Внуки и правнуки поймут Сологуба, и поймут по-своему, и для них «Пламенный круг» будет книгой, сжигающей уныние, превращающей нашу косную природу в легкий и чистый пепел.
Федор Кузьмич Сологуб – как немногие – любит все подлинно новое в русской поэзии. Не к перепевам и к застывшим формам он нас зовет. И лучший урок из его поэзии: если можешь, если умеешь, делай новое, если нет, то прощайся с прошлым, но так прощайся, чтобы сжечь это прошлое своим прощанием.
Художественный театр и слово
Художественный театр – дитя русской интеллигенции, плоть от плоти ее, кость от кости.
Театр русской интеллигенции! Это уже внутреннее противоречие! Такого театра быть не может! А между тем он был! Больше – он еще есть. С детства я помню благоговейную атмосферу, которой был окружен этот театр.
Сходить в «Художественный» для интеллигента значило почти причаститься, сходить в церковь.

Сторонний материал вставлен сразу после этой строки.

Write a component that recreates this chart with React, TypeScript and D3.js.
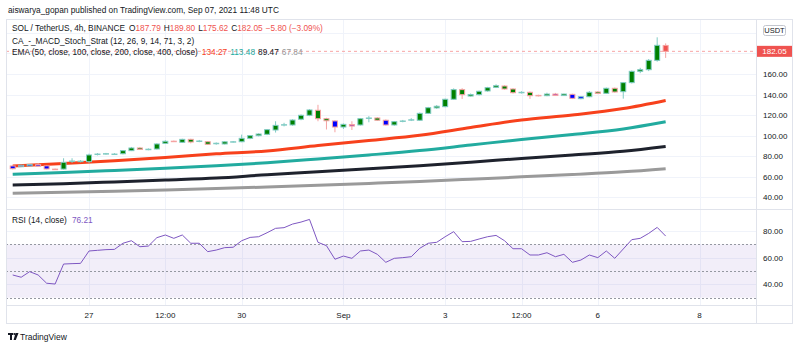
import React from "react";
import * as d3 from "d3";

// ---------- data ----------
const opens = [70.5,71.0,71.2,71.8,70.6,67.4,67.5,74.6,75.0,74.7,81.6,82.1,81.8,82.4,85.4,88.0,86.5,87.0,92.5,94.6,93.5,96.4,94.6,94.1,92.4,91.9,93.9,94.1,97.4,100.0,101.3,105.5,110.5,110.4,116.0,119.8,124.7,116.5,114.3,108.4,110.8,110.4,116.9,117.2,115.0,110.4,114.0,115.2,115.0,121.7,127.0,128.2,135.4,144.8,139.0,139.9,143.5,147.0,148.3,145.4,141.9,142.2,139.2,138.9,140.5,139.0,140.2,136.0,137.9,142.5,141.2,146.1,142.8,151.6,162.6,164.2,173.3,187.79];
const highs = [71.2,71.6,72.4,73.2,71.0,67.9,78.0,78.0,76.2,82.5,83.0,83.2,83.0,86.0,89.0,89.0,87.6,92.5,95.5,95.2,97.0,97.0,95.8,94.6,93.4,94.6,94.8,101.0,100.6,102.3,106.4,114.0,112.5,116.0,120.6,125.8,130.0,117.4,115.0,111.8,114.0,117.2,119.0,118.0,115.8,114.2,115.3,117.0,122.5,128.0,129.8,136.0,146.0,146.2,141.0,143.8,147.5,150.0,149.0,146.2,143.2,143.0,139.8,141.8,141.6,140.8,140.8,138.4,143.4,143.4,146.8,146.8,152.2,163.3,166.0,174.6,195.7,189.80];
const lows = [67.2,70.4,70.8,70.6,67.2,66.8,67.0,73.5,74.0,73.5,80.8,81.5,81.3,81.8,85.0,86.8,85.8,86.5,92.0,93.8,93.0,92.5,93.6,91.2,91.2,91.4,93.3,93.6,96.5,99.3,100.5,103.0,109.0,109.6,115.0,119.0,114.0,106.0,103.3,106.5,105.5,109.8,113.0,114.4,109.8,109.6,113.0,114.2,114.4,121.0,126.0,127.6,134.8,135.7,138.0,139.0,142.8,146.3,144.8,141.0,141.0,135.8,138.2,138.4,139.2,138.6,135.6,135.4,137.4,140.4,140.6,141.8,136.0,150.8,160.8,162.8,172.0,175.62];
const closes = [67.8,71.2,72.0,71.0,67.6,67.2,74.0,75.3,75.2,81.2,82.1,82.5,82.1,85.4,88.0,87.4,86.8,91.9,94.5,94.4,96.4,93.8,94.8,91.6,92.6,94.0,94.1,97.4,100.0,101.6,105.8,110.0,110.7,115.2,119.8,125.0,116.5,114.5,108.4,111.0,110.2,116.5,117.2,115.0,110.4,113.6,114.3,115.5,121.7,127.2,128.6,135.4,144.8,139.9,140.0,143.2,146.7,148.6,145.4,141.8,142.2,138.9,138.9,140.5,139.6,140.5,136.3,137.9,142.2,141.2,146.1,142.5,151.6,162.6,164.2,173.3,187.9,182.05];
// body colour code: g green, b blue, p purple, n none (doji), r red
const bodyCodes = [
  "b","p","b","b","b","n","g","n","n","g",
  "n","n","n","g","g","g","n","g","g","n",
  "g","g","n","g","n","g","n","g","g","g",
  "g","g","n","g","g","g","g","g","b","g",
  "p","g","n","g","b","g","n","n","g","g",
  "g","g","g","g","g","g","g","g","g","g",
  "n","g","n","g","p","g","b","b","g","g",
  "g","g","g","g","g","g","g","r",
];

const emaIdx = [0,6,12,18,24,30,36,42,48,54,60,66,72,77];
const ema50 = [70.5,72.9,75.6,78.7,82.3,85.1,90.4,95.3,100.3,107.9,115.2,120.1,126.4,134.27];
const ema100 = [62.4,64.1,66.1,68.2,70.7,73.6,77.3,81.2,85.5,90.9,96.3,101.1,106.5,113.48];
const ema200 = [52.0,53.3,55.0,56.8,58.7,62.0,64.8,67.8,70.8,74.2,77.8,81.2,84.8,89.47];
const ema400 = [43.9,44.9,46.0,47.2,48.5,50.0,51.7,53.5,55.4,57.6,59.9,62.2,64.8,67.84];

const rsi = [47.0,45.3,49.5,47.0,40.8,40.2,55.2,55.5,55.7,65.0,65.5,66.0,66.2,70.8,72.7,68.2,68.7,75.0,77.0,74.5,77.0,70.8,70.8,64.5,65.7,67.5,67.8,72.7,75.2,75.7,78.7,82.0,82.5,85.2,86.7,88.7,71.5,69.0,58.8,61.2,59.5,65.0,65.7,62.5,56.5,59.5,60.0,60.7,67.0,70.8,71.5,75.7,79.5,72.0,72.2,74.0,75.7,76.7,72.7,66.7,66.7,62.0,62.0,63.7,60.7,62.5,56.5,58.2,62.0,60.0,65.0,59.5,66.5,73.5,74.5,78.2,82.7,76.21];

const priceTicks = [40,60,80,100,120,140,160];
const priceGrid = [40,60,80,100,120,140,160,180,200];
const rsiTicks = [40,60,80];
const rsiDashed = [30,50,70];
const timeLabels = [
  { t: Date.UTC(2021,7,27,0), label: "27" },
  { t: Date.UTC(2021,7,28,12), label: "12:00" },
  { t: Date.UTC(2021,7,30,0), label: "30" },
  { t: Date.UTC(2021,8,1,0), label: "Sep" },
  { t: Date.UTC(2021,8,3,0), label: "3" },
  { t: Date.UTC(2021,8,4,12), label: "12:00" },
  { t: Date.UTC(2021,8,6,0), label: "6" },
  { t: Date.UTC(2021,8,8,0), label: "8" },
];
const START = Date.UTC(2021,7,25,12);
const BAR = 4 * 3600 * 1000;
const candleTimes = closes.map((_, i) => START + i * BAR);
const lastPrice = 182.05;

// ---------- layout ----------
const L = 6, R = 756, AX = 793, TOP = 20, MAINB = 209, RSIB = 305, BOT = 323;
const FONT = "'Liberation Sans', Arial, sans-serif";
const TXT = "#131722";
const TEAL = "#80cbc4";
const SALMON = "#f5a3a2";

export default function App() {
  const x = d3.scaleTime().domain([candleTimes[0], candleTimes[candleTimes.length - 1]]).range([12.7, 665.66]);
  const y = d3.scaleLinear().domain([40, 160]).range([197.3, 74]);
  const ry = d3.scaleLinear().domain([40, 80]).range([284.3, 231]);

  const emaLine = (vals: number[]) =>
    d3.line<number>().x((_, k) => x(candleTimes[emaIdx[k]])).y((v) => y(v)).curve(d3.curveMonotoneX)(vals) || "";
  const rsiLine = d3.line<number>().x((_, i) => x(candleTimes[i])).y((v) => ry(v))(rsi) || "";

  const fillFor = (c: string) =>
    c === "g" ? "#008000" : c === "b" ? "#0000ff" : c === "p" ? "#9c27b0" : c === "r" ? "#f05350" : null;

  const bw = 5;

  return (
    <svg width={800} height={348} style={{ position: "absolute", left: 0, top: 0, background: "#fff" }} fontFamily={FONT}>
      <defs>
        <clipPath id="mainClip"><rect x={L} y={TOP} width={R - L} height={MAINB - TOP} /></clipPath>
        <clipPath id="rsiClip"><rect x={L} y={MAINB} width={R - L} height={RSIB - MAINB} /></clipPath>
      </defs>
      <rect x={0} y={0} width={800} height={348} fill="#fff" />
      <text x={8} y={13} fontSize={8.3} fill={TXT}>aiswarya_gopan published on TradingView.com, Sep 07, 2021 11:48 UTC</text>

      {/* grid */}
      <g stroke="#f0f3fa" strokeWidth={1}>
        {timeLabels.map((d, i) => (
          <line key={"v" + i} x1={Math.round(x(d.t)) + 0.5} x2={Math.round(x(d.t)) + 0.5} y1={TOP} y2={RSIB} />
        ))}
        <g clipPath="url(#mainClip)">
          {priceGrid.map((p) => (
            <line key={"h" + p} x1={L} x2={R} y1={Math.round(y(p)) + 0.5} y2={Math.round(y(p)) + 0.5} />
          ))}
        </g>
        {rsiTicks.map((p) => (
          <line key={"r" + p} x1={L} x2={R} y1={Math.round(ry(p)) + 0.5} y2={Math.round(ry(p)) + 0.5} />
        ))}
      </g>

      {/* RSI band */}
      <rect x={L} y={ry(70)} width={R - L} height={ry(30) - ry(70)} fill="rgba(126,87,194,0.1)" />
      <g stroke="#9598a1" strokeDasharray="2,2" strokeWidth={1}>
        {rsiDashed.map((p) => (
          <line key={"d" + p} x1={L} x2={R} y1={Math.round(ry(p)) + 0.5} y2={Math.round(ry(p)) + 0.5} />
        ))}
      </g>
      <g clipPath="url(#rsiClip)">
        <path d={rsiLine} fill="none" stroke="#7e57c2" strokeWidth={1} />
      </g>

      {/* main pane */}
      <g clipPath="url(#mainClip)">
        <line x1={L} x2={R} y1={y(lastPrice)} y2={y(lastPrice)} stroke="#f7a5a5" strokeDasharray="3,3" strokeWidth={1} />
        <path d={emaLine(ema400)} fill="none" stroke="#9a9a9a" strokeWidth={3} />
        <path d={emaLine(ema200)} fill="none" stroke="#1e222d" strokeWidth={3} />
        <path d={emaLine(ema100)} fill="none" stroke="#22ab9f" strokeWidth={3} />
        <path d={emaLine(ema50)} fill="none" stroke="#f7411c" strokeWidth={3} />
        {closes.map((c, i) => {
          const o = opens[i];
          const cx = x(candleTimes[i]);
          const code = bodyCodes[i];
          const up = c >= o;
          const border = code === "r" ? SALMON : up ? TEAL : SALMON;
          const fill = fillFor(code);
          const top = y(Math.max(o, c));
          const h = Math.max(1.5, y(Math.min(o, c)) - top);
          return (
            <g key={i}>
              <line x1={cx} x2={cx} y1={y(highs[i])} y2={y(lows[i])} stroke={border} strokeWidth={1} />
              {fill ? (
                <rect x={cx - bw / 2} y={top} width={bw} height={h} fill={fill} stroke={border} strokeWidth={1} />
              ) : (
                <rect x={cx - bw / 2 - 0.5} y={top - 0.5} width={bw + 1} height={Math.max(1.5, h)} fill={border} />
              )}
            </g>
          );
        })}
      </g>

      {/* frame */}
      <g stroke="#e0e3eb" fill="none" strokeWidth={1}>
        <rect x={L + 0.5} y={TOP - 0.5} width={AX - L - 1} height={BOT - TOP + 1} />
        <line x1={R + 0.5} x2={R + 0.5} y1={TOP} y2={BOT} />
        <line x1={L} x2={AX} y1={MAINB + 0.5} y2={MAINB + 0.5} />
        <line x1={L} x2={AX} y1={RSIB + 0.5} y2={RSIB + 0.5} />
      </g>

      {/* legends */}
      <text x={12} y={31} fontSize={8.3} fill={TXT}>
        SOL / TetherUS, 4h, BINANCE
        <tspan dx={4}>O</tspan><tspan fill="#ef5350">187.79</tspan>
        <tspan dx={3}>H</tspan><tspan fill="#ef5350">189.80</tspan>
        <tspan dx={3}>L</tspan><tspan fill="#ef5350">175.62</tspan>
        <tspan dx={3}>C</tspan><tspan fill="#ef5350">182.05</tspan>
        <tspan dx={3} fill="#ef5350">−5.80 (−3.09%)</tspan>
      </text>
      <text x={12} y={43.5} fontSize={8.3} fill={TXT}>CA_-_MACD_Stoch_Strat (12, 26, 9, 14, 71, 3, 2)</text>
      <text x={12} y={55} fontSize={8.3} fill={TXT}>
        EMA (50, close, 100, close, 200, close, 400, close)
        <tspan dx={4} fill="#f7411c">134.27</tspan>
        <tspan dx={3} fill="#22ab9f">113.48</tspan>
        <tspan dx={3} fill={TXT}>89.47</tspan>
        <tspan dx={3} fill="#9a9a9a">67.84</tspan>
      </text>
      <text x={12} y={223} fontSize={8.3} fill={TXT}>
        RSI (14, close)<tspan dx={5} fill="#7e57c2">76.21</tspan>
      </text>

      {/* price axis */}
      {priceTicks.map((p) => (
        <text key={"pt" + p} x={763} y={y(p) + 3} fontSize={8} fill={TXT}>{p.toFixed(2)}</text>
      ))}
      {rsiTicks.map((p) => (
        <text key={"rt" + p} x={763} y={ry(p) + 3} fontSize={8} fill={TXT}>{p.toFixed(2)}</text>
      ))}
      <rect x={763.5} y={25.5} width={22} height={10} rx={2} fill="#fff" stroke="#c3c6ce" />
      <text x={774.5} y={33.2} fontSize={7.5} textAnchor="middle" fill={TXT}>USDT</text>
      <rect x={757} y={y(lastPrice) - 5.5} width={35} height={11} fill="#ef5350" />
      <text x={774.5} y={y(lastPrice) + 3} fontSize={8} textAnchor="middle" fill="#fff">{lastPrice.toFixed(2)}</text>

      {/* time axis */}
      {timeLabels.map((d, i) => (
        <text key={"tl" + i} x={x(d.t)} y={318} fontSize={8} textAnchor="middle" fill={TXT}>{d.label}</text>
      ))}

      {/* logo */}
      <g fill="#131722">
        <rect x={8} y={333} width={5} height={2} />
        <rect x={10} y={333} width={2} height={7} />
        <circle cx={14.3} cy={334} r={1} />
        <path d="M15.5,333 L18.5,333 L15.8,340 L13.6,340 Z" />
      </g>
      <text x={20} y={340} fontSize={8.5} fill={TXT}>TradingView</text>
    </svg>
  );
}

Здесь русская интеллигенция отправляла свой самый высокий и нужный для нее культ, облекая его в форму театрального представления. Общество, которое всем своим складом было враждебно всякому театру, строило свой театр из всего, что ему было дорого; но если сложить в одно место все, что любишь, даже самое дорогое, все-таки театра не получится, и любовь русской интеллигенции не стала театром.